2. Citations to the Code of Federal Regulations are to the 1998 revision in effect at the close of the disallowance period. No material changes were made to the provisions cited during the relevant years.

3. The language of the Assistant Secretary letter is a bit more equivocal, referring to such a waiver only if Maryland limited its claim to $30 per case, but requiring documentation of even the $30 if Maryland wished to claim actual costs in toto. Assistant Secretary letter at 3. No rationale is provided for this distinction. Since the actual amount disallowed did not include the reimbursement for the $30 fee amounts, however, ACF has de facto treated that portion as reimbursable regardless of the remaining disputed amount.
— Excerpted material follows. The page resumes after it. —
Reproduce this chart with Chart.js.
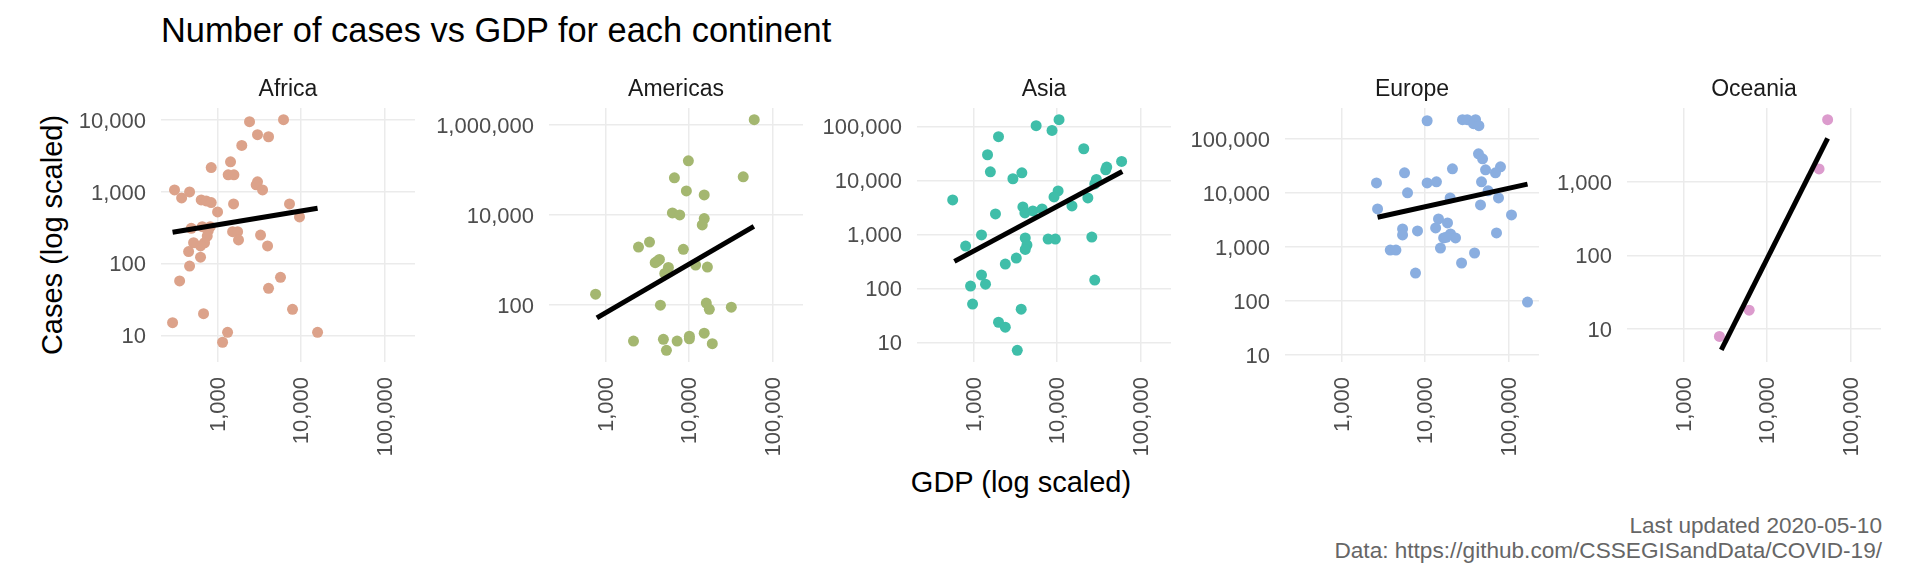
<!DOCTYPE html>
<html><head><meta charset="utf-8">
<script src="https://cdn.jsdelivr.net/npm/chart.js@4"></script>
<style>
html,body{margin:0;padding:0;background:#fff;width:1920px;height:576px;overflow:hidden;font-family:"Liberation Sans",Arial,sans-serif}
canvas{position:absolute}
.t{position:absolute;white-space:nowrap;line-height:1}
</style></head><body>
<div class="t" style="left:161px;top:13px;font-size:34.4px;color:#000">Number of cases vs GDP for each continent</div>
<div class="t" style="left:1021px;top:468px;font-size:29px;color:#000;transform:translateX(-50%)">GDP (log scaled)</div>
<div class="t" style="left:52px;top:235px;font-size:29px;color:#000;transform:translate(-50%,-50%) rotate(-90deg)">Cases (log scaled)</div>
<div class="t" style="right:38px;top:513px;font-size:22.6px;color:#666;text-align:right;line-height:25px">Last updated 2020-05-10<br>Data: https://github.com/CSSEGISandData/COVID-19/</div>
<script>
const panelNames = ["Africa","Americas","Asia","Europe","Oceania"];
const gdpTicks = [1000,10000,100000];
const gdpLimits = [210,232000];

const africaGdp = [2415,6170,3010,4080,1950,1430,839,1340,1570,3010,2900,3460,305,462,371,637,731,839,1555,7280,1000,9590,484,655,817,1514,1738,773,752,1782,3273,516,698,625,3972,450,625,462,351,5675,4080,7907,289,679,1318,1148,15780];
const africaCases = [9380,10000,6180,5790,4390,2590,2160,1710,1710,1365,1240,1055,1055,988,817,766,741,703,673,673,520,444,308,325,325,277,277,286,240,212,248,194,194,175,175,146,122,92,57,64,45,23,15,20,11,8,11];
const africaFitGdp = [289,15780];
const africaFitCases = [271,585];
const africaTicks = [10,100,1000,10000];
const africaLimits = [4.25,14550];

const americasGdp = [60400,9820,6680,44600,9290,15200,6320,7730,15200,14400,3360,2480,8550,4420,4190,3930,5660,5120,12000,16600,759,4540,16100,17500,32100,15200,10100,10100,7200,4930,2160,19000,5360];
const americasCases = [1291000,158500,66400,69800,34100,27800,11100,10000,8300,6000,2510,1945,1726,1035,950,873,687,506,774,698,175,100,111,81,90,24,20.5,18,16,17.5,16,14,10];
const americasFitGdp = [787,59800];
const americasFitCases = [52.4,5600];
const americasTicks = [100,10000,1000000];
const americasLimits = [5.5,2345000];

const asiaGdp = [10570,5620,8710,1990,20900,1470,59400,39400,38300,1590,3790,2960,29600,28300,10300,9200,562,23400,15100,3900,6620,5130,4120,1830,1245,4160,7820,9550,26100,803,4360,4160,3250,2400,1245,1390,920,28300,973,3720,1990,2400,3340];
const asiaCases = [133000,102900,84300,64300,38500,29800,22400,17600,15700,14400,13800,10700,10400,8600,6380,4930,4340,4730,3360,3220,2960,2710,2490,2390,973,855,818,818,891,607,634,526,363,281,176,119,110,142,51,41,23.5,19,7.1];
const asiaFitGdp = [589,60500];
const asiaFitCases = [315,14600];
const asiaTicks = [10,100,1000,10000,100000];
const asiaLimits = [4.31,219000];

const europeGdp = [10600,28100,32000,40300,38100,44200,43700,48900,21300,53100,80200,69800,5680,2620,10600,13700,47500,6170,57000,20000,75900,46200,2700,108600,14500,18600,5380,8130,13400,71800,5380,20200,16700,23200,17900,15300,3830,4480,39200,27400,7690,169000];
const europeCases = [215000,225000,225000,225000,189700,174000,52700,42600,27800,26700,30300,23500,23500,15300,15300,16000,16000,10000,10900,8070,8070,6000,5060,3920,3300,2780,2150,1980,2250,1815,1670,1740,1470,1470,1510,957,879,879,775,506,330,96];
const europeFitGdp = [2700,169000];
const europeFitCases = [3540,14500];
const europeTicks = [10,100,1000,10000,100000];
const europeLimits = [7.5,370000];

const oceaniaGdp = [53200,42000,6110,2690];
const oceaniaCases = [7000,1500,18,7.9];
const oceaniaFitGdp = [2830,53200];
const oceaniaFitCases = [5.2,3900];
const oceaniaTicks = [10,100,1000];
const oceaniaLimits = [3.55,10100];

const pairs = (xs,ys) => xs.map((x,i)=>({x,y:ys[i]}));
const fmt = v => Number(v).toLocaleString('en-US');
const FONT = '"Liberation Sans",Arial,sans-serif';
const LEFT_W = 160, PW = 254, TOP_H = 35, PH = 254, BOT_H = 130;

function panel(name,left,gdp,cases,fitG,fitC,yTicks,yLim,color){
  const c = document.createElement('canvas');
  c.width = LEFT_W+PW; c.height = TOP_H+PH+BOT_H;
  c.style.left = (left-LEFT_W)+'px'; c.style.top = '73px';
  c.style.width = c.width+'px'; c.style.height = c.height+'px';
  document.body.appendChild(c);
  const noPad = s => {s.paddingLeft=s.paddingRight=s.paddingTop=s.paddingBottom=0};
  new Chart(c,{
    type:'scatter',
    data:{datasets:[
      {data:pairs(fitG,fitC),showLine:true,borderColor:'#000',borderWidth:5,pointRadius:0,order:0,borderCapStyle:'butt'},
      {data:pairs(gdp,cases),backgroundColor:color,borderWidth:0,pointRadius:5.5,pointHoverRadius:5.5,order:1}
    ]},
    options:{
      responsive:false,animation:false,devicePixelRatio:1,
      layout:{padding:0,autoPadding:false},
      plugins:{
        legend:{display:false},tooltip:{enabled:false},
        title:{display:true,text:name,fullSize:false,color:'#1A1A1A',
          font:{family:FONT,size:23,weight:'normal',lineHeight:1},padding:{top:5,bottom:7}}
      },
      scales:{
        x:{type:'logarithmic',min:gdpLimits[0],max:gdpLimits[1],
          afterBuildTicks:s=>{s.ticks=gdpTicks.map(v=>({value:v,major:true}))},
          afterFit:s=>{s.height=BOT_H;noPad(s)},
          border:{display:false},
          grid:{color:'#EBEBEB',lineWidth:1.5,drawTicks:false},
          ticks:{callback:fmt,color:'#4D4D4D',font:{family:FONT,size:22},padding:15,labelOffset:1,
            minRotation:90,maxRotation:90,autoSkip:false}},
        y:{type:'logarithmic',min:yLim[0],max:yLim[1],
          afterBuildTicks:s=>{s.ticks=yTicks.map(v=>({value:v,major:true}))},
          afterFit:s=>{s.width=LEFT_W;noPad(s)},
          border:{display:false},
          grid:{color:'#EBEBEB',lineWidth:1.5,drawTicks:false},
          ticks:{callback:fmt,color:'#4D4D4D',font:{family:FONT,size:22},padding:15,labelOffset:2,autoSkip:false}}
      }
    }
  });
}
panel(panelNames[0],161,africaGdp,africaCases,africaFitGdp,africaFitCases,africaTicks,africaLimits,'#DCA28A');
panel(panelNames[1],549,americasGdp,americasCases,americasFitGdp,americasFitCases,americasTicks,americasLimits,'#A4B770');
panel(panelNames[2],917,asiaGdp,asiaCases,asiaFitGdp,asiaFitCases,asiaTicks,asiaLimits,'#3FBEA9');
panel(panelNames[3],1285,europeGdp,europeCases,europeFitGdp,europeFitCases,europeTicks,europeLimits,'#8AAEE0');
panel(panelNames[4],1627,oceaniaGdp,oceaniaCases,oceaniaFitGdp,oceaniaFitCases,oceaniaTicks,oceaniaLimits,'#DC9BCD');
</script>
</body></html>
We will not revisit that treatment and ourselves treat that the $30 per case amount as allowed.

4. Maryland explained that sheriffs are elected State officials with common law powers and that local counties are mandated to pay expenses of sheriffs' offices. Maryland Br. at 6-7, and n.5 and authority cited therein.

5. Maryland clearly undertook to provide such documentation to ACF in its September 25, 1998 letter seeking review by the Assistant Secretary of ACF, in which Maryland wrote:

The State further contends that the reasonableness of the [$245] amount can be documented in greater detail once the State receives a final accounting of administrative and other costs from each of the affected sheriffs' offices. CSEA expects its data collection to be completed and ready for . . . submission to ACF by the end of October 1998.

Maryland Ex. F at 2-3.

6. ACF initially denied that costs from the Baltimore City Sheriff's Office were included in the disallowance, but later acknowledged that the denial was mistaken, resulting from confusing that office with the Baltimore County Sheriff's Office, which was not included. Letter from William M. Reinhart (Jan. 27, 2003), and attachments thereto.